By Emma Una, Calabar
LONG queues still persist in banks premises in Cross River State, as customers eager to deposit old Naira notes and collect new ones flooded the banks,even on Sunday.
The customers, who seem unaware of the extension in date by the Central Bank of Nigeria, CBN, or are bent on ignoring it, abandoned church services, flocked to the banks with their old Naira notes.
The banks, which kept to the CBN directive to open on Saturday and Sunday, were operational as early as 9am today, but the slow transaction process left long queues inside the banking halls and around the premises.
Read Also: CBN extends deadline for old naira notes to Feb 10
“I did not know that people have so much money stored inside their homes, yet they keep coming out to lament of poverty and lack of money,” Useze David, one of the customers, told Vanguard.
He said he thought the crowd would be less on Sunday but to his surprise more people have turned out, making the population at the banks more than those of other days.
“Most ATMs have been shut except this one here,” pointing to a crowd around one ATM, “and the machine is so sluggish such that it takes between 10 and 15 minutes for one to withdraw N20,000, which is the limit.”
Another customer, Janet Essam said she had to return to Calabar on Friday, when the rural women where she went to buy foodstuff rejected the old notes she went with to purchase some food items for sale in Calabar.
“I went to bush market in northern part of the state to buy yams and rice.

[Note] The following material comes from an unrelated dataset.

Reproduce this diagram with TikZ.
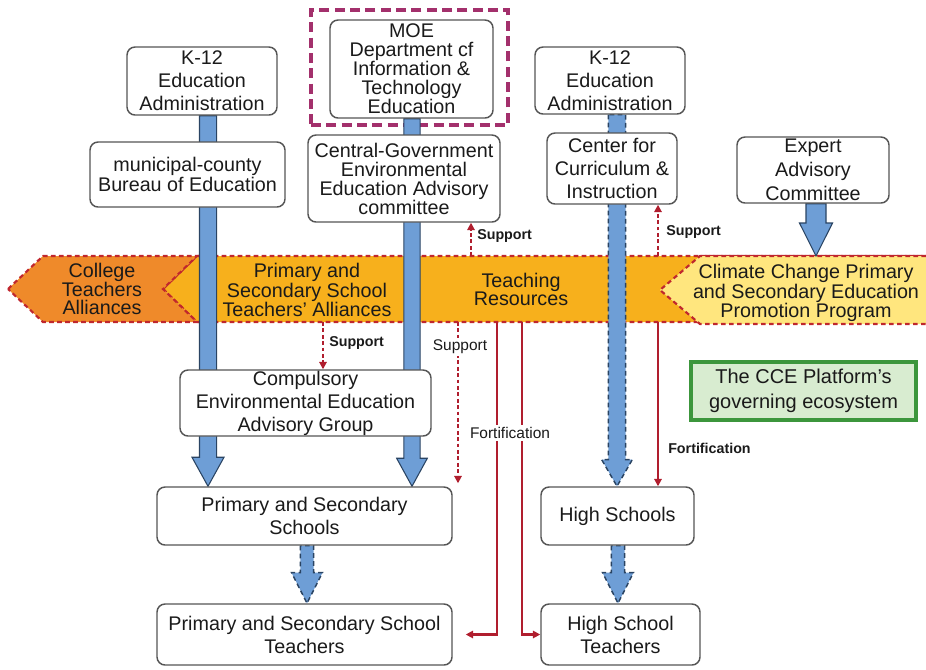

“But even when it was still five days to the 31 January the CBN set as last date for the acceptance of the money, the women rejected collecting old Naira notes.

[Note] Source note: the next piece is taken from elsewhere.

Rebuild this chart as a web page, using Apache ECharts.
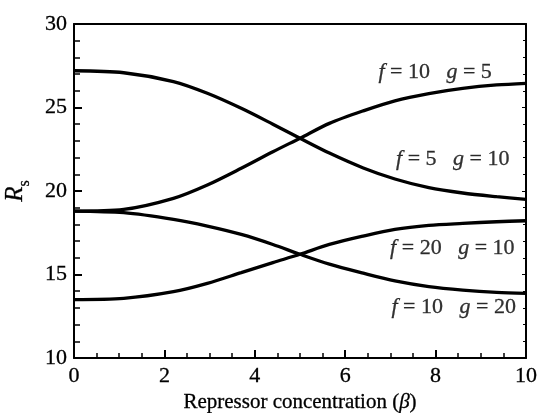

“It was as if they held a meeting to reject old notes on the premise that they do not have bank accounts.”
A staff of one of the banks who prefers anonymity because he is not authorised to speak to the press, said on resuming duty in Sunday morning the news from the CBN was announced to the customers.

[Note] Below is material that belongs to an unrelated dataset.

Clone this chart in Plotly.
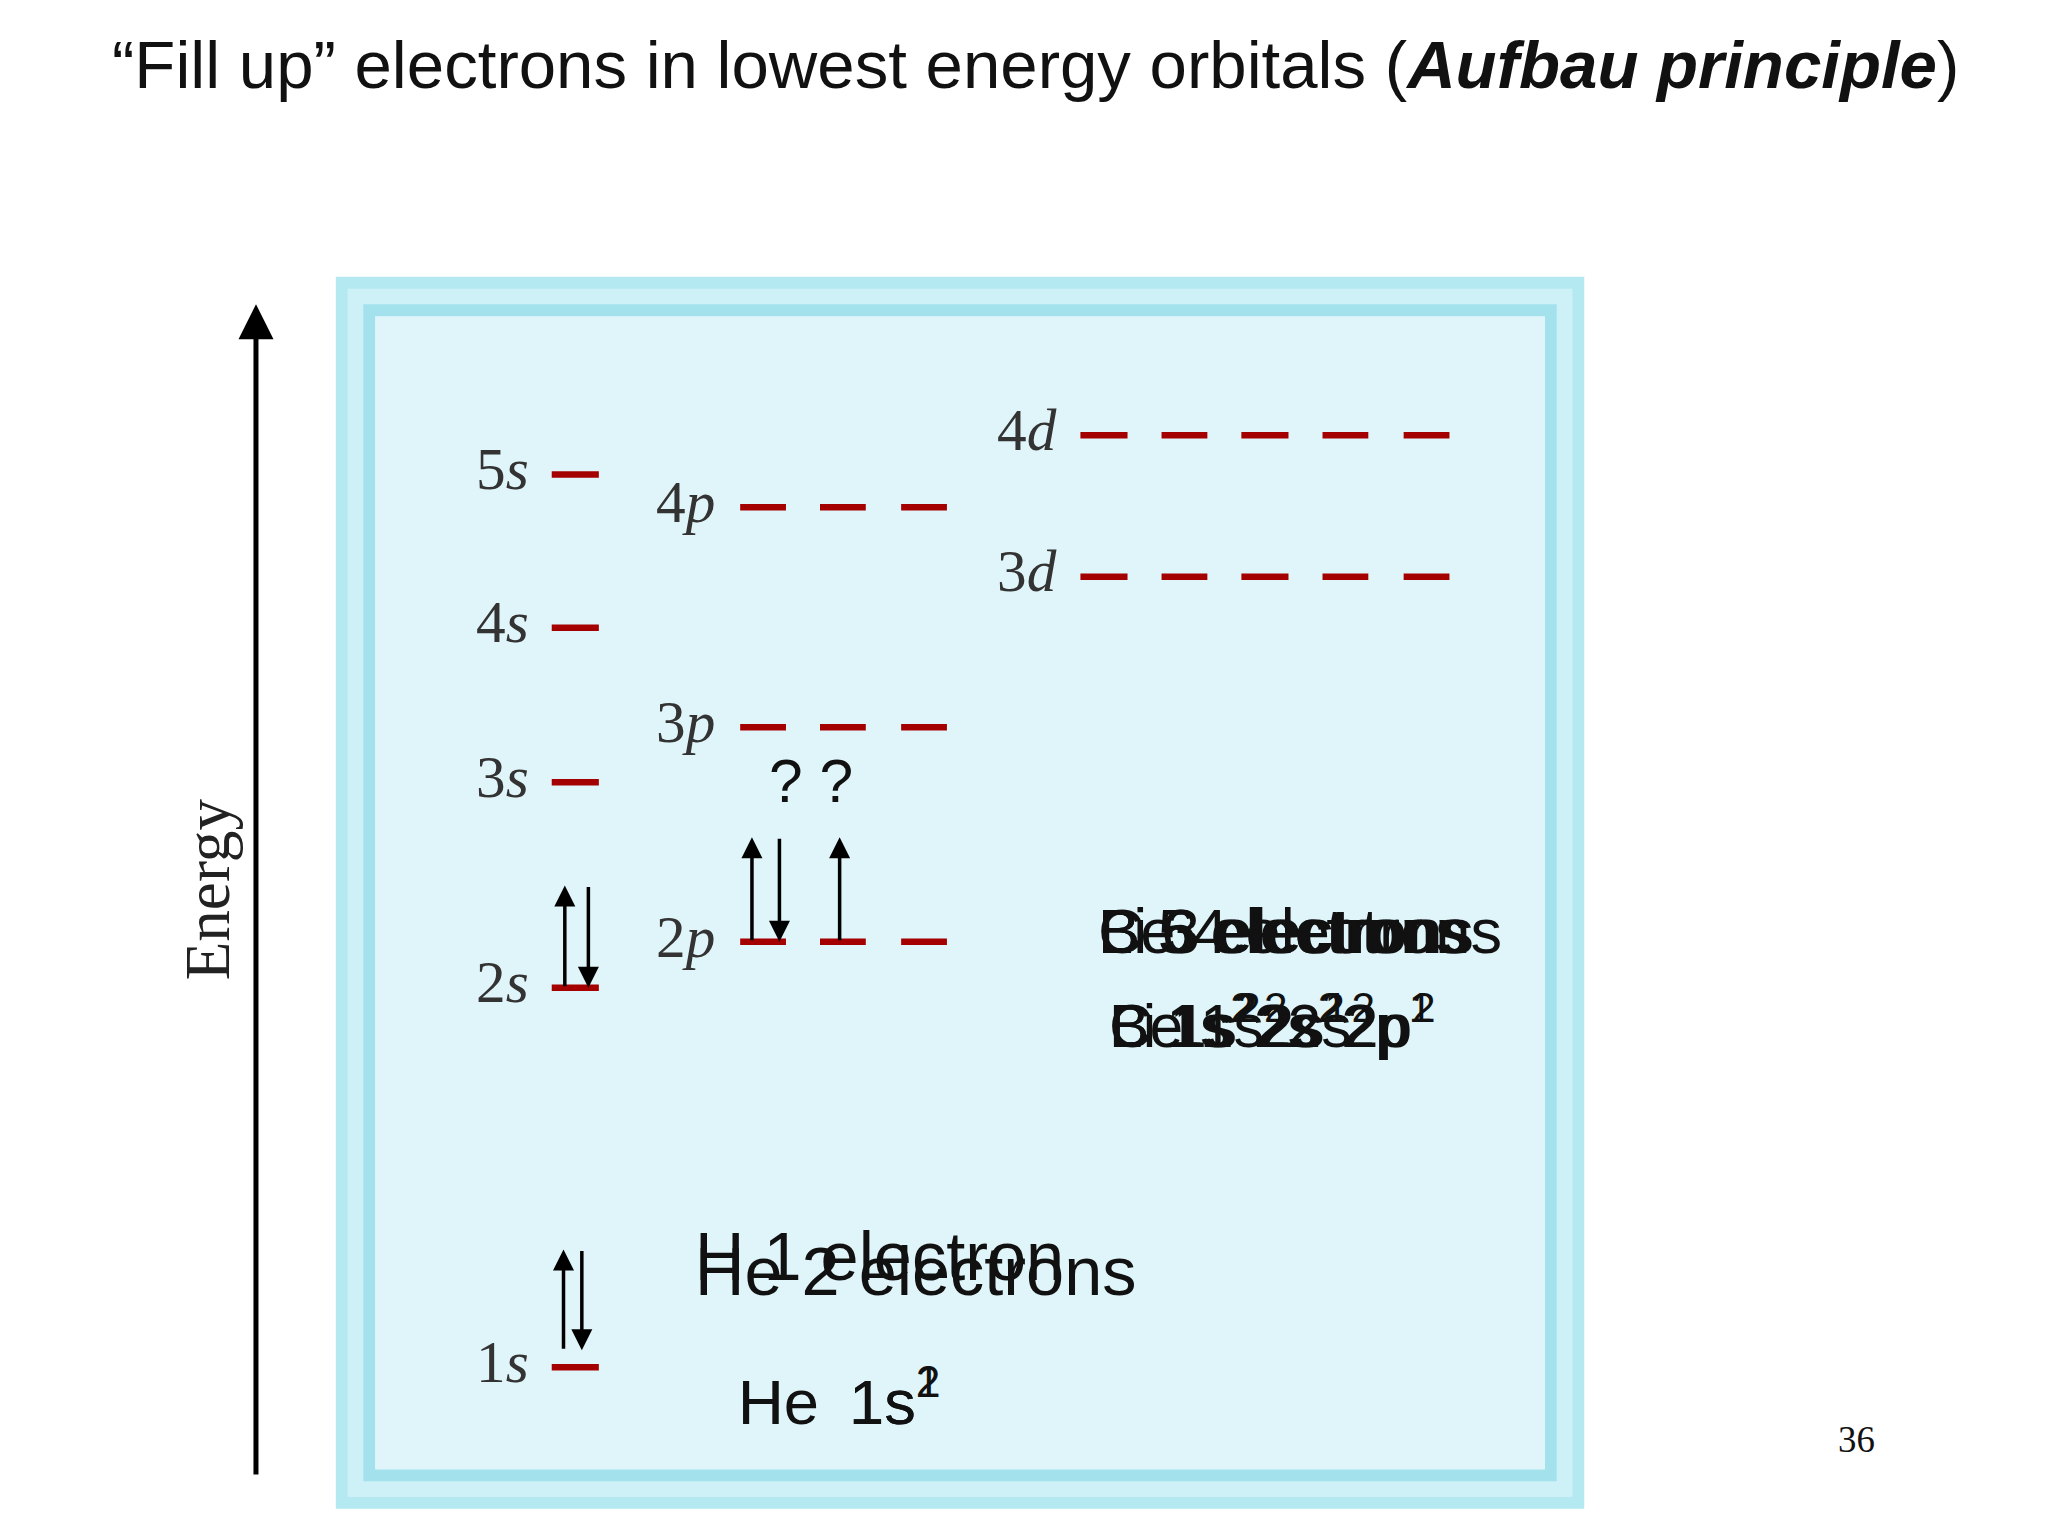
import plotly.graph_objects as go

S = 2048 / 1555  # display-to-real font scale

# orbital energy levels (vertical position on page coords)
s_labels = ["1s", "2s", "3s", "4s", "5s"]
s_levels = [1045, 755, 598, 480, 363]
p_labels = ["2p", "3p", "4p"]
p_levels = [720, 556, 388]
d_labels = ["3d", "4d"]
d_levels = [441, 333]

s_slots = [(422, 458)]
p_slots = [(566, 601), (627, 662), (689, 724)]
d_slots = [(826, 862), (888, 923), (949, 985), (1011, 1046), (1073, 1108)]

# electrons: (x, y_from, y_to)
electron_arrows = [
    (431, 1032, 955), (445, 955, 1032),
    (432, 755, 677), (450, 677, 755),
    (575, 720, 640), (596, 640, 720), (642, 720, 640),
]

fig = go.Figure()

fig.add_shape(type="rect", x0=257, x1=1211, y0=212, y1=1153, fillcolor="#b5e9f2", line=dict(width=0), layer="below")
fig.add_shape(type="rect", x0=266, x1=1202, y0=221, y1=1144, fillcolor="#cdf1f7", line=dict(width=0), layer="below")
fig.add_shape(type="rect", x0=278, x1=1190, y0=233, y1=1132, fillcolor="#a3e2ed", line=dict(width=0), layer="below")
fig.add_shape(type="rect", x0=287, x1=1181, y0=242, y1=1123, fillcolor="#e0f5fa", line=dict(width=0), layer="below")

def dashes(slots, levels):
    xs, ys = [], []
    for lv in levels:
        for a, b in slots:
            xs += [a, b, None]
            ys += [lv, lv, None]
    return xs, ys

for slots, levels in [(s_slots, s_levels), (p_slots, p_levels), (d_slots, d_levels)]:
    xs, ys = dashes(slots, levels)
    fig.add_trace(go.Scatter(x=xs, y=ys, mode="lines", line=dict(color="#a50000", width=6.5), hoverinfo="skip"))

def orb_label(lbl, x, y):
    fig.add_annotation(x=x, y=y, text=f"{lbl[0]}<i>{lbl[1]}</i>", showarrow=False, xanchor="right",
                       font=dict(family="Liberation Serif", size=45 * S, color="#333"))

for l, v in zip(s_labels, s_levels):
    orb_label(l, 406, v - 4)
for l, v in zip(p_labels, p_levels):
    orb_label(l, 548, v - 4)
for l, v in zip(d_labels, d_levels):
    orb_label(l, 810, v - 4)

for x, y0, y1 in electron_arrows:
    fig.add_annotation(x=x, y=y1, ax=x, ay=y0, xref="x", yref="y", axref="x", ayref="y", text="",
                       showarrow=True, arrowhead=2, arrowsize=1.2, arrowwidth=3.5, arrowcolor="black")

fig.add_annotation(x=196, y=233, ax=196, ay=1128, xref="x", yref="y", axref="x", ayref="y", text="",
                   showarrow=True, arrowhead=2, arrowsize=1.4, arrowwidth=5, arrowcolor="black")
fig.add_annotation(x=160, y=680, text="Energy", textangle=-90, showarrow=False,
                   font=dict(family="Liberation Serif", size=48 * S, color="#222"))

sans = "Liberation Sans"
texts = [
    ("? ?", 620, 597, 46, "middle"),
    ("Li 3 electrons", 838, 712, 48, "middle"), ("Be 4 electrons", 838, 712, 48, "middle"),
    ("B 5 electrons", 838, 712, 48, "middle"), ("C 6 electrons", 838, 712, 48, "middle"),
    ("Li 1s<sup>2</sup>2s<sup>1</sup>", 846, 812, 46, "bottom"), ("Be 1s<sup>2</sup>2s<sup>2</sup>", 846, 812, 46, "bottom"),
    ("B 1s<sup>2</sup>2s<sup>2</sup>2p<sup>1</sup>", 846, 812, 46, "bottom"), ("C 1s<sup>2</sup>2s<sup>2</sup>2p<sup>2</sup>", 846, 812, 46, "bottom"),
    ("H 1 electron", 530, 960, 52, "middle"), ("He 2 electrons", 530, 972, 52, "middle"),
    ("H", 563, 1100, 48, "bottom"), ("He", 563, 1100, 48, "bottom"),
    ("1s<sup>1</sup>", 648, 1100, 48, "bottom"), ("1s<sup>2</sup>", 648, 1100, 48, "bottom"),
]
for t, x, y, fs, ya in texts:
    fig.add_annotation(x=x, y=y, text=t, showarrow=False, xanchor="center" if t == "? ?" else "left",
                       yanchor=ya, font=dict(family=sans, size=fs * S, color="#111"))

fig.add_annotation(x=792, y=50, text="\u201cFill up\u201d electrons in lowest energy orbitals (<b><i>Aufbau principle</i></b>)",
                   showarrow=False, font=dict(family=sans, size=51 * S, color="#111"))
fig.add_annotation(x=1419, y=1100, text="36", showarrow=False,
                   font=dict(family="Liberation Serif", size=28 * S, color="#111"))

fig.update_layout(width=2048, height=1536, margin=dict(l=0, r=0, t=0, b=0), showlegend=False,
                  plot_bgcolor="white", paper_bgcolor="white",
                  xaxis=dict(range=[6.5, 1571.5], visible=False, fixedrange=True),
                  yaxis=dict(range=[1180, 6.6], visible=False, fixedrange=True))
fig.write_html("out.html")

But many of them thought it was a gimmick by the bank to reduce the crowd.
“Many of them stayed put when we announced to them that the apex bank had extended the date and we cannot force them out since they are our customers and we value them,” the banker said.
Cross River State economic activities ground to a halt in the last two weeks following fuel scarcity and lack of new notes, as many market women, particularly those in rural areas, rejected the old notes.